# Fun show the other week. Pretty good pics!!!



## dreamrideredc (Apr 16, 2009)

looks like you two had a blast, i wish we had things like that around here! =]


----------



## eralcx3 (Jan 5, 2009)

haha yeahh...it was the most fun ive had at a show in a long time. This is the only one I know of around me and i think its run by my trainers cousin and thats why we go. Its cheap too, since its pretty much only family and friends...I think its like $10 and then just bring a covered dish for lunch. I LOVE it. =)))


----------



## dreamrideredc (Apr 16, 2009)

oh how fun! and wow thats cheap!


----------



## Nita (May 24, 2007)

that's awesome! I love how you're doing barrels in an english saddle. too funny. <3 it.


----------



## drafts4ever (Sep 1, 2009)

dreamrideredc said:


> looks like you two had a blast, i wish we had things like that around here! =]
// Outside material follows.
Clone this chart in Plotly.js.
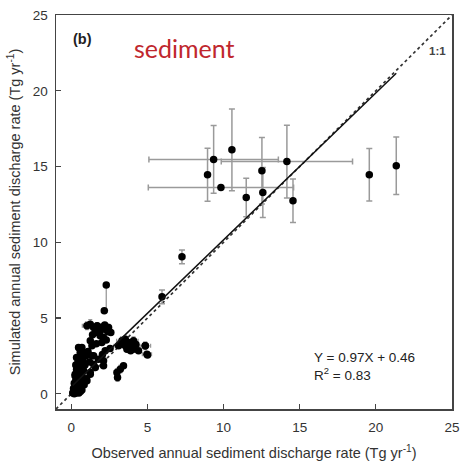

same here. Most shows are in Puyallup. You guys look like you had fun!!!


----------



## ClassicalRomantic (Jun 2, 2009)

looks like a fun time!


----------



## hollybee (Aug 14, 2009)

haha, looks like you two had loads of fun
brilliant pictures !


----------



## annabana27 (Nov 16, 2007)

hahah wow looks like you guys had a blast!


----------